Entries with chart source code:
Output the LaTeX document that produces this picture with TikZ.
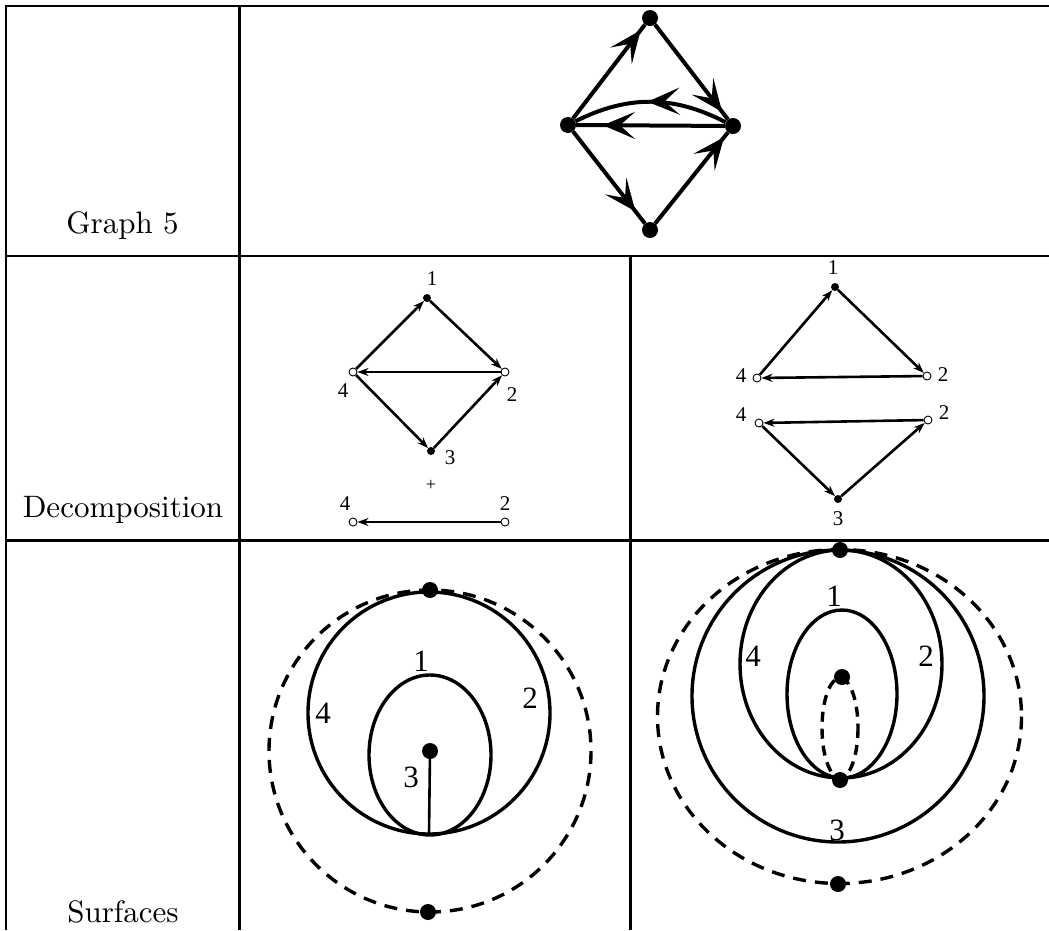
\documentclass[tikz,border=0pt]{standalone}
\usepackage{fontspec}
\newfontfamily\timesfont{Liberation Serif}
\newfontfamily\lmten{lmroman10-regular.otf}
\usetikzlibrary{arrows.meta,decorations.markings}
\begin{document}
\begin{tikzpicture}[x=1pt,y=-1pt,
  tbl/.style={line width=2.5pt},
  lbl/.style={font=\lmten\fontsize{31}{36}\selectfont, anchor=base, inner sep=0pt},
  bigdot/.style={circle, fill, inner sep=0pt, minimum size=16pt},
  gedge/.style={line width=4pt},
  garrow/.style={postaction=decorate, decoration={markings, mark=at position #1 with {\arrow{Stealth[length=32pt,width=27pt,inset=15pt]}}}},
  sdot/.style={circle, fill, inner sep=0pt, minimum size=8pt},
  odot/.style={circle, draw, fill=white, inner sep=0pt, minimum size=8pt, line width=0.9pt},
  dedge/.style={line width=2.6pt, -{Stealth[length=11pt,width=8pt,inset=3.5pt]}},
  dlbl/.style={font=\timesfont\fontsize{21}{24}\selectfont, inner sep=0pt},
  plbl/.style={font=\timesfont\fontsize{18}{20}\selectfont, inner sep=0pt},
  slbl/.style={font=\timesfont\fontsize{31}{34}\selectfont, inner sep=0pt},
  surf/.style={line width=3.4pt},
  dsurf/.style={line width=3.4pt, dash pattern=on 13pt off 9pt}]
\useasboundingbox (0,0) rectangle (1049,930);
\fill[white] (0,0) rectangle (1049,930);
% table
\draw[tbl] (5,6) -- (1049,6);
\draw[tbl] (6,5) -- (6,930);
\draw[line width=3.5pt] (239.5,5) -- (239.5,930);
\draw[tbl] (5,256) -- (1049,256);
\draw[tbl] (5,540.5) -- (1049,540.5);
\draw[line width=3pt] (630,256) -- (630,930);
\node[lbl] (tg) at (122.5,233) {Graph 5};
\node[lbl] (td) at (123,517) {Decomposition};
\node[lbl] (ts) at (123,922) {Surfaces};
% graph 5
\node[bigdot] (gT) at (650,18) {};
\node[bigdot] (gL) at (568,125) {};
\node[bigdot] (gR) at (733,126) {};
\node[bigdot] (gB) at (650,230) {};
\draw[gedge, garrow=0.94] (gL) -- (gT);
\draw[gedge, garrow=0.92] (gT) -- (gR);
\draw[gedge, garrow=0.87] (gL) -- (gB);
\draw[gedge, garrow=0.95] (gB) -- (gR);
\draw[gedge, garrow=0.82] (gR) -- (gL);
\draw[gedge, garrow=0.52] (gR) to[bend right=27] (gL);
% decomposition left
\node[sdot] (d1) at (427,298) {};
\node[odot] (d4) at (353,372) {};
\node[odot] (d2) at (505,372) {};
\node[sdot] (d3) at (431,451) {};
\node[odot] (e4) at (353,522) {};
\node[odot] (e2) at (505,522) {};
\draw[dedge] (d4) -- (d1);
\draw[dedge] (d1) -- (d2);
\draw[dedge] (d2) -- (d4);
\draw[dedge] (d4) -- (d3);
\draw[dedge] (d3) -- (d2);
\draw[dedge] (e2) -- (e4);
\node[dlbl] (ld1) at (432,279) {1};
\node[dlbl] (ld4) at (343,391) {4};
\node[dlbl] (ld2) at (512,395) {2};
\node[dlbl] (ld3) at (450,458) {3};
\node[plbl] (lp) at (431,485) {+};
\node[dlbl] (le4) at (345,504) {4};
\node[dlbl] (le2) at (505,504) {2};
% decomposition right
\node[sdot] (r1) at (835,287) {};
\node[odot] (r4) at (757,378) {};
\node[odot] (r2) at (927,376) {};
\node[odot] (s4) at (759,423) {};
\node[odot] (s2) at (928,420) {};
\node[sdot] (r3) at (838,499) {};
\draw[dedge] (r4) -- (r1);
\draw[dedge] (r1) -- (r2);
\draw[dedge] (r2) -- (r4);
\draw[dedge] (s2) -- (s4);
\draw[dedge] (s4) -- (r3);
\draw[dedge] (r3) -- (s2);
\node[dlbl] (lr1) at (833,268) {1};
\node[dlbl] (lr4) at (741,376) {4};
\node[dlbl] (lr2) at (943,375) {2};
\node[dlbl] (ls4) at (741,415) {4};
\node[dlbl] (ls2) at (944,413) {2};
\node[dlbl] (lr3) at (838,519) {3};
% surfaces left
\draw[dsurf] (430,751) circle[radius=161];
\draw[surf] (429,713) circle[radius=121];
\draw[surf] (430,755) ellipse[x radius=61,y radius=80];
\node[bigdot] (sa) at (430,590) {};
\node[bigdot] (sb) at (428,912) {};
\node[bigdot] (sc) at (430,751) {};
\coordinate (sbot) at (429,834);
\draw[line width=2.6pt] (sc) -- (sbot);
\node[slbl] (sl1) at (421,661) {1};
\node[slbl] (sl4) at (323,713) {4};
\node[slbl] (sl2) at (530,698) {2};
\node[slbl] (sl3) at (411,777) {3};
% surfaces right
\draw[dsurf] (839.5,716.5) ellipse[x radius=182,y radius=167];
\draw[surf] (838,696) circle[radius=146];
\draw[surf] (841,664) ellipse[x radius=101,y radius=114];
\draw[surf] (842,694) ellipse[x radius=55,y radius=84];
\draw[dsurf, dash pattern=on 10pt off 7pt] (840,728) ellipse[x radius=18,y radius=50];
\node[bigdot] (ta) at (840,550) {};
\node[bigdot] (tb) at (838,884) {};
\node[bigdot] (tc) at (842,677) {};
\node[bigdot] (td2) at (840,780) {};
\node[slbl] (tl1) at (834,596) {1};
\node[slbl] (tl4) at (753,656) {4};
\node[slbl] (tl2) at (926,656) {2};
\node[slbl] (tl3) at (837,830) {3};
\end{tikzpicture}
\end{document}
...
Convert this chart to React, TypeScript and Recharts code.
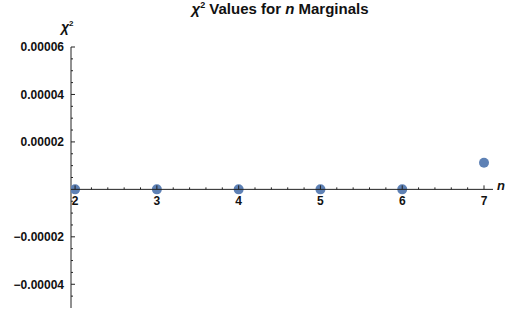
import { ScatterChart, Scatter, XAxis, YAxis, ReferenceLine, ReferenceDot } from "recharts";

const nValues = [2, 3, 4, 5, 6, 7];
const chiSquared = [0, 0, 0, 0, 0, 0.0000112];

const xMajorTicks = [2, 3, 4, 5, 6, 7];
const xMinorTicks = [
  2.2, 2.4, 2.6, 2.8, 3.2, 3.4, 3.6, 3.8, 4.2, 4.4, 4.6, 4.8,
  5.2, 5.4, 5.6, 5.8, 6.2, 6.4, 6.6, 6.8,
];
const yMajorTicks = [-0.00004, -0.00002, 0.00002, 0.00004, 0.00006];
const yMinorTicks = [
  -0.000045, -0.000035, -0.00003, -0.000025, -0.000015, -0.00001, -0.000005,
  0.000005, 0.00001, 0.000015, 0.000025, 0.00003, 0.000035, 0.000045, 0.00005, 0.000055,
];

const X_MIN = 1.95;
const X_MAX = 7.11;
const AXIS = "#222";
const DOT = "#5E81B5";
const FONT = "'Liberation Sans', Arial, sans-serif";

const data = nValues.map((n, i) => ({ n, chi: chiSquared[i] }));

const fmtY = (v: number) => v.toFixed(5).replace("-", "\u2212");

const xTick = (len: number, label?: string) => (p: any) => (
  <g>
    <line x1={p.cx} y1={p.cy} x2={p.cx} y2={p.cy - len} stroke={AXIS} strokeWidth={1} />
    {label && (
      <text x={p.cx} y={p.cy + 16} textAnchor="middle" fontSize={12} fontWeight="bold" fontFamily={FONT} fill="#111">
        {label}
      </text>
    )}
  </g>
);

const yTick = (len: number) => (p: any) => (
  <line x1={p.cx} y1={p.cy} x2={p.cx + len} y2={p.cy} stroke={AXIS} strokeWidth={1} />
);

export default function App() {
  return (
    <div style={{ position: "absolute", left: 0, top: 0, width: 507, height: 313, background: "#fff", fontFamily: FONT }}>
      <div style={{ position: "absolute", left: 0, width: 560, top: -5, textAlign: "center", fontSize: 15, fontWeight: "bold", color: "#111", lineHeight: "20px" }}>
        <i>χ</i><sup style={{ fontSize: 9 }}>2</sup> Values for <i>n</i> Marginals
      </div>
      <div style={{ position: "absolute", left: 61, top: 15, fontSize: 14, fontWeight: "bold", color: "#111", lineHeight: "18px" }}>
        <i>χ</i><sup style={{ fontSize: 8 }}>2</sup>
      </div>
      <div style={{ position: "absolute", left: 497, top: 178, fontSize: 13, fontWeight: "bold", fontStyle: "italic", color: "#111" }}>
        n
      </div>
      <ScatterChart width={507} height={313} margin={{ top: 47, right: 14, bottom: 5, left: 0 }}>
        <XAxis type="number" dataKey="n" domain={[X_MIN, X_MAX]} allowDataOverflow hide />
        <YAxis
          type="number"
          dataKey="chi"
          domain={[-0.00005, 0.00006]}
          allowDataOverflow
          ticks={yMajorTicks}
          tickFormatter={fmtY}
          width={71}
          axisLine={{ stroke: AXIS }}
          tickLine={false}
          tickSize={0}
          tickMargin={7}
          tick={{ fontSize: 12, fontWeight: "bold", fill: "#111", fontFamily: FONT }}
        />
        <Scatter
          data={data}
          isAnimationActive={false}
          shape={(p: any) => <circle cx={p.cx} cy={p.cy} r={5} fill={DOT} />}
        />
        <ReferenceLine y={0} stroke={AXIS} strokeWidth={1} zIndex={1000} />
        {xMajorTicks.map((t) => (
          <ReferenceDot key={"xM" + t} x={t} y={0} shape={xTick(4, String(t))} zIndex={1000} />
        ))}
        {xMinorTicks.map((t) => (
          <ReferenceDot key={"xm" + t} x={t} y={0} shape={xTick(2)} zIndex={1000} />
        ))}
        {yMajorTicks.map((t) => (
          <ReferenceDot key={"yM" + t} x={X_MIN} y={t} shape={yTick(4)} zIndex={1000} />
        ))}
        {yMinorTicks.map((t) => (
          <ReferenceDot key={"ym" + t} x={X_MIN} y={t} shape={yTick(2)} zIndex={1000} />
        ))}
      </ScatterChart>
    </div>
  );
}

### To be done:
All lines above from the one containing "Convert this chart" through the one containing "const chiSquared = [0, 0, 0, 0, 0, 0.0000112];" are to be quoted exactly, and only those; pictures are left out.

### Response for this exercise:
Convert this chart to React, TypeScript and Recharts code.
import { ScatterChart, Scatter, XAxis, YAxis, ReferenceLine, ReferenceDot } from "recharts";

const nValues = [2, 3, 4, 5, 6, 7];
const chiSquared = [0, 0, 0, 0, 0, 0.0000112];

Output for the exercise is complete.